Beethoven wrote the Mass in C major in what is referred to as his middle period—his “heroic” period. This period began shortly after Beethoven's realization that he was losing his hearing which meant he would no longer be able to perform. The prospect of him losing most of his income and his identity as a performer (he was the finest pianist of his day, and some believe he could outdo Mozart as an improviser on the keyboard), and having to live solely as a composer, terrified him and began to take its toll on his already very poor health. As Jan Swafford notes in Beethoven: Anguish and Triumph, "Bach, Mozart, Haydn—none of them lived mainly on their earnings as a composer." After seriously contemplating suicide, he instead turned to life, and to the ideal of the heroic man as savior. This middle period is when Beethoven composed Symphonies 3-8, the Moonlight and Appassionata sonatas, and Fidelio, to name a few.    

So how is it that the Mass in C major, commissioned by Prince Esterhazy and first performed in the Esterhazy Palace, ended up being dedicated to Prince Kinsky? As with a large number of Beethoven's rehearsals, where the members of the orchestra or the choir revolted because his music was just too difficult for most of them, the dress rehearsal for the Mass in C major was doomed when four of the five altos in the choir failed to show up. The premiere was held in the Esterhazy Palace, the place where many of Papa Haydn's pieces had also had premiere performances. 

As Beethoven's Mass in C major progressed, it was very apparent to everyone, especially the Prince, that the music was both unrehearsed and was confounding to most everyone who was measuring this piece against Haydn's oratorio, The Creation.

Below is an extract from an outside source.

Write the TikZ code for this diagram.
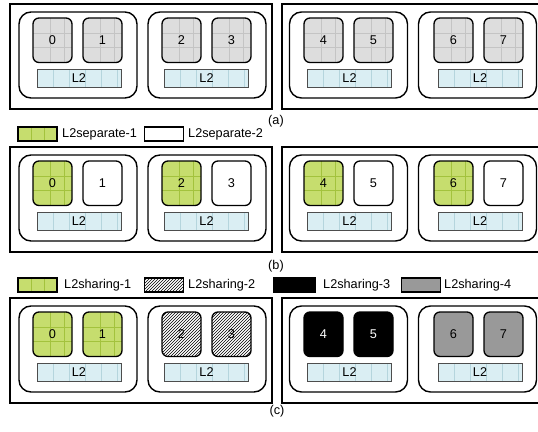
\documentclass[tikz,border=0pt]{standalone}
\usepackage{fontspec}
\setmainfont{Liberation Sans}
\usetikzlibrary{patterns}
\definecolor{coregray}{HTML}{DDDDDD}
\definecolor{coregrid}{HTML}{C4C4C4}
\definecolor{l2blue}{HTML}{DAEEF3}
\definecolor{l2grid}{HTML}{B5D5DD}
\definecolor{l2edge}{HTML}{4D4D4D}
\definecolor{lgreen}{HTML}{C6DD6E}
\definecolor{ggrid}{HTML}{A3C23D}
\definecolor{midgray}{HTML}{999999}
\tikzset{
 every node/.style={font=\fontsize{12.7}{14}\selectfont, inner sep=0pt},
 outerbox/.style={draw, line width=2pt, minimum width=262pt, minimum height=105pt},
 cluster/.style={draw, line width=1.4pt, rounded corners=12pt, minimum width=118pt, minimum height=86pt},
 corebox/.style={draw, line width=1.3pt, rounded corners=6pt, minimum width=39pt, minimum height=44.5pt},
 coregridlines/.style={path picture={
   \foreach \dx in {17,31} \draw[#1, line width=0.6pt] ([xshift=\dx pt]path picture bounding box.north west) -- ([xshift=\dx pt]path picture bounding box.south west);
   \foreach \dy in {15,29} \draw[#1, line width=0.6pt] ([yshift=-\dy pt]path picture bounding box.north west) -- ([yshift=-\dy pt]path picture bounding box.north east);}},
 graycore/.style={corebox, fill=coregray, coregridlines=coregrid},
 greencore/.style={corebox, fill=lgreen, coregridlines=ggrid},
 whitecore/.style={corebox, fill=white},
 hatchcore/.style={corebox, pattern=north east lines},
 blackcore/.style={corebox, fill=black, text=white},
 midcore/.style={corebox, fill=midgray},
 l2box/.style={draw=l2edge, line width=0.9pt, fill=l2blue, minimum width=84pt, minimum height=18pt,
   path picture={\foreach \dx in {16,32,48,64,80} \draw[l2grid, line width=0.6pt] ([xshift=\dx pt]path picture bounding box.north west) -- ([xshift=\dx pt]path picture bounding box.south west);}},
 legbox/.style={draw, line width=1.3pt, minimum width=39pt, minimum height=14pt},
 leggreen/.style={legbox, fill=lgreen,
   path picture={\foreach \dx in {13,26} \draw[ggrid, line width=0.6pt] ([xshift=\dx pt]path picture bounding box.north west) -- ([xshift=\dx pt]path picture bounding box.south west);}},
 legtext/.style={anchor=west},
 caption/.style={}
}
\newcommand{\mypanel}[2]{%
 \node[outerbox] (#1-o1) at (141,#2+52.5) {};
 \node[outerbox] (#1-o2) at (413,#2+52.5) {};
 \node[cluster] (#1-k1) at (78,#2+51) {};
 \node[cluster] (#1-k2) at (207,#2+51) {};
 \node[cluster] (#1-k3) at (348.5,#2+51) {};
 \node[cluster] (#1-k4) at (477.5,#2+51) {};
 \node[l2box] (#1-l1) at (79,#2+74) {L2};
 \node[l2box] (#1-l2) at (206.5,#2+74) {L2};
 \node[l2box] (#1-l3) at (349.5,#2+74) {L2};
 \node[l2box] (#1-l4) at (480,#2+74) {L2};
}
\newcommand{\mycore}[5]{\node[#4] (#1) at (#2,#3+36.25) {#5};}
\begin{document}
\begin{tikzpicture}[x=1pt,y=-1pt]
\useasboundingbox (0,0) rectangle (538,431);
% panel (a)
\mypanel{a}{4}
\mycore{a-0}{52.5}{4}{graycore}{0}
\mycore{a-1}{102.5}{4}{graycore}{1}
\mycore{a-2}{181.5}{4}{graycore}{2}
\mycore{a-3}{231.5}{4}{graycore}{3}
\mycore{a-4}{323.5}{4}{graycore}{4}
\mycore{a-5}{373.5}{4}{graycore}{5}
\mycore{a-6}{453.5}{4}{graycore}{6}
\mycore{a-7}{503.5}{4}{graycore}{7}
\node[caption] (capa) at (276,121) {(a)};
% legend (b)
\node[leggreen] (lb1) at (37.5,134) {};
\node[legtext] (lb1t) at (62,134) {L2separate-1};
\node[legbox, fill=white] (lb2) at (164,134) {};
\node[legtext] (lb2t) at (188,134) {L2separate-2};
% panel (b)
\mypanel{b}{147}
\mycore{b-0}{52.5}{147}{greencore}{0}
\mycore{b-1}{102.5}{147}{whitecore}{1}
\mycore{b-2}{181.5}{147}{greencore}{2}
\mycore{b-3}{231.5}{147}{whitecore}{3}
\mycore{b-4}{323.5}{147}{greencore}{4}
\mycore{b-5}{373.5}{147}{whitecore}{5}
\mycore{b-6}{453.5}{147}{greencore}{6}
\mycore{b-7}{503.5}{147}{whitecore}{7}
\node[caption] (capb) at (276,266) {(b)};
% legend (c)
\node[leggreen] (lc1) at (37.5,285) {};
\node[legtext] (lc1t) at (64,285) {L2sharing-1};
\node[legbox, pattern=north east lines] (lc2) at (164,285) {};
\node[legtext] (lc2t) at (188,285) {L2sharing-2};
\node[legbox, fill=black, minimum width=41pt] (lc3) at (294.5,285) {};
\node[legtext] (lc3t) at (323,285) {L2sharing-3};
\node[legbox, fill=midgray] (lc4) at (421,285) {};
\node[legtext] (lc4t) at (444,285) {L2sharing-4};
% panel (c)
\mypanel{c}{298}
\mycore{c-0}{52.5}{298}{greencore}{0}
\mycore{c-1}{102.5}{298}{greencore}{1}
\mycore{c-2}{181.5}{298}{hatchcore}{2}
\mycore{c-3}{231.5}{298}{hatchcore}{3}
\mycore{c-4}{323.5}{298}{blackcore}{4}
\mycore{c-5}{373.5}{298}{blackcore}{5}
\mycore{c-6}{453.5}{298}{midcore}{6}
\mycore{c-7}{503.5}{298}{midcore}{7}
\node[caption] (capc) at (277,411) {(c)};
\end{tikzpicture}
\end{document}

In short, it was a fiasco from start to finish. When Beethoven appeared before the Prince after the performance, Nikolaus is said to have barked at Beethoven, "My dear Beethoven, what is this you have done?" Keep in mind, Prince Esterhazy considered his composers to be nothing more than servants and, as Swafford also notes, "to be served badly by a mere musician sullied his court and his princely dignity." Standing beside the Prince was Kapellmeister Hummel, Mozart's famous pupil, and a less than friendly rival of Beethoven’s. Hummel is purported to have chuckled at Beethoven's face—from over the shoulder of the Prince, of course. Prince Nikolaus wrote to a friend, "Beethoven's mass is unbearably ridiculous and detestable, and I am not convinced that it can ever be performed properly.  I am angry and mortified." For his efforts, the Prince paid him the meager sum of 100 florins. Not surprisingly, there would be no other commissions of Beethoven from the house of Esterhazy. Not surprisingly then, when the piece was finally published, the title page indicated its dedication to Prince Kinsky.    

In Beethoven: Anguish and Triumph, Jan Swafford comments about this piece as follows, "For Beethoven, God was a constant presence, but religious dogma, the liturgy, the kind of incantations chanted over him at this baptism had long since lost their magic." While Beethoven himself liked this Mass, finding God and creating a sacred piece that he would be truly pleased with would have to wait until his third and final piece of sacred music, the Missa Solemnis, which was written 16 years later and four years before his death.  

After 1,100 pages of a vast biography, I could go on with story after story about Beethoven, what was happening historically during his lifetime, and how it shaped him and his music.  Let me end with this last story.  At the time Beethoven wrote this Mass, the music publishing houses had become less interested in purchasing sacred compositions. It would take Beethoven five years to get this piece published. He was only able to do so because he had included this as a freebie at the same time he offered his Symphony No. 5 and Symphony No. 6 to the publisher. Had he not done so, there is a likely chance this piece would have destroyed, lost or forgotten given its terrible premiere. Aren’t we glad he threw it in to sweeten the deal.